**Problem details**. Find all the lines with "chart" and gather them.

------

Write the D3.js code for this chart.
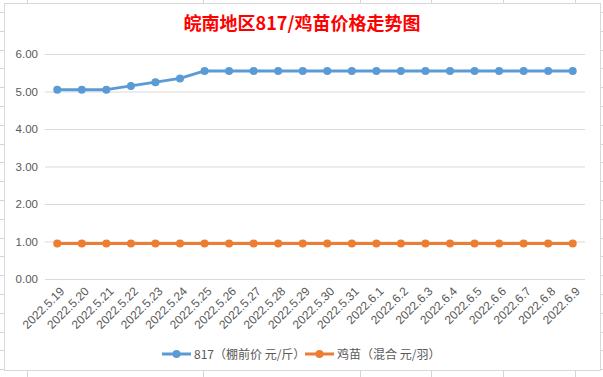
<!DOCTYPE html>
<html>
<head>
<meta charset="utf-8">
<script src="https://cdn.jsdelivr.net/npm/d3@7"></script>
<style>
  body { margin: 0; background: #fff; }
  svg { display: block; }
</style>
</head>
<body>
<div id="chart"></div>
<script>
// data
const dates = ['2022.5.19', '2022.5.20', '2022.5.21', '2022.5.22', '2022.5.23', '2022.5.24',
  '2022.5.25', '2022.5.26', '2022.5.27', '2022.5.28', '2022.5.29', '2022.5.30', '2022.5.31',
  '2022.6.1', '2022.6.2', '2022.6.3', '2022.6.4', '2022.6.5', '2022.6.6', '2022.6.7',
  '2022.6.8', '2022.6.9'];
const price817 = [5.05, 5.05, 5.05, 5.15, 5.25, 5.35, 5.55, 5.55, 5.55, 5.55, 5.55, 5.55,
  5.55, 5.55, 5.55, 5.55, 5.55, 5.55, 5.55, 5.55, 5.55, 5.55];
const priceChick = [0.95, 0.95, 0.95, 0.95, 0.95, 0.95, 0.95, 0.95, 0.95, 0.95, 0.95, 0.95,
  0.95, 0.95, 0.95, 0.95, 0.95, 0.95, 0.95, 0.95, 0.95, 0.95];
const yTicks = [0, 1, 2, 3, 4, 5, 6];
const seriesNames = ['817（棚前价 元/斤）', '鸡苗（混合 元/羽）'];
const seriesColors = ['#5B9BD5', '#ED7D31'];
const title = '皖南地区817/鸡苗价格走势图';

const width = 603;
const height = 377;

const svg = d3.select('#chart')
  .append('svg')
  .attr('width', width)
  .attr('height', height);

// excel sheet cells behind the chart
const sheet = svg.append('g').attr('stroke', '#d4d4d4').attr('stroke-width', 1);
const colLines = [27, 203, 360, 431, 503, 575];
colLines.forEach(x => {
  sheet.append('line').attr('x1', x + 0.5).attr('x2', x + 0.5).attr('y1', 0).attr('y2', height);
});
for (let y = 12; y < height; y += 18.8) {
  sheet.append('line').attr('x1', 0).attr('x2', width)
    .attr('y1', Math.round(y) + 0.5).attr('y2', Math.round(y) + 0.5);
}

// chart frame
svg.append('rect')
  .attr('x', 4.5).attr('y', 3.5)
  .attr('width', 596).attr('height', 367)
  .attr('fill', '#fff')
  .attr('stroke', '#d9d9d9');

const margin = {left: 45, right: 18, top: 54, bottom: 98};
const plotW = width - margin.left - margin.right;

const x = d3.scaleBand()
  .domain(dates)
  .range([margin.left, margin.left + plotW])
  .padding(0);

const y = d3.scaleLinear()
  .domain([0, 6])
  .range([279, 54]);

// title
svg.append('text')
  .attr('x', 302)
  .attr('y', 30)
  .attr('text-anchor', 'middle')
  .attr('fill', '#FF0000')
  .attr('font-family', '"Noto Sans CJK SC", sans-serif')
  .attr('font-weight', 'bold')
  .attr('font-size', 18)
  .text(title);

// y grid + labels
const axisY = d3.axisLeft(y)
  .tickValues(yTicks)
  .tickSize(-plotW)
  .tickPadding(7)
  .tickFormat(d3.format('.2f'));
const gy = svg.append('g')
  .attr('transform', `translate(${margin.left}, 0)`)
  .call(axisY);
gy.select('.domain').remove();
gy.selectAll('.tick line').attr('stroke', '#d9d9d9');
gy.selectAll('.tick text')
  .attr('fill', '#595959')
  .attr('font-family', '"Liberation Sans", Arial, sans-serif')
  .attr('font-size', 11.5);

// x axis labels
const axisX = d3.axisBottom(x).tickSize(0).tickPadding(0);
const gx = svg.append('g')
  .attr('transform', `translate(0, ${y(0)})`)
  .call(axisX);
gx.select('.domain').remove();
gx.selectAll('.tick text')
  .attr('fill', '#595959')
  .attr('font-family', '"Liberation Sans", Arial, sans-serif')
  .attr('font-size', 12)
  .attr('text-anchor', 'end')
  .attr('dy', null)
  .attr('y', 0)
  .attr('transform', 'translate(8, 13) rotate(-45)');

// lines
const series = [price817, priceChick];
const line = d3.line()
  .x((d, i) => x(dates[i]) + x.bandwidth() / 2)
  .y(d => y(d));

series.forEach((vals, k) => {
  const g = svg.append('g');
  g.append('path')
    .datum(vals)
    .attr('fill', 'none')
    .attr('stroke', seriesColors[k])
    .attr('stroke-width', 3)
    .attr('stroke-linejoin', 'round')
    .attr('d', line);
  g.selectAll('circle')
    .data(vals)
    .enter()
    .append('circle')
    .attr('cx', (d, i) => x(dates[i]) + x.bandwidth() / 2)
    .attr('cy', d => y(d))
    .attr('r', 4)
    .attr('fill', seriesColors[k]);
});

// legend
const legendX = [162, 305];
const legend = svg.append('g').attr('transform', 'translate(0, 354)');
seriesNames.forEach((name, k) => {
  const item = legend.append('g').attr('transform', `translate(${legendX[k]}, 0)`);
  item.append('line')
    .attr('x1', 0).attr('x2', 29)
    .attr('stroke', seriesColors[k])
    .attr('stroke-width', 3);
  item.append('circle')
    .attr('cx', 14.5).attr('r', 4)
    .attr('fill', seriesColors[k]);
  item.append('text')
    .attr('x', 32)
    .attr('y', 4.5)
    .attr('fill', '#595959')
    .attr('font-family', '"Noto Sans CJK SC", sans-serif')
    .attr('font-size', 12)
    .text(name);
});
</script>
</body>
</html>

------

**Solution for this problem**.
Write the D3.js code for this chart.
<div id="chart"></div>
const svg = d3.select('#chart')
// excel sheet cells behind the chart
// chart frame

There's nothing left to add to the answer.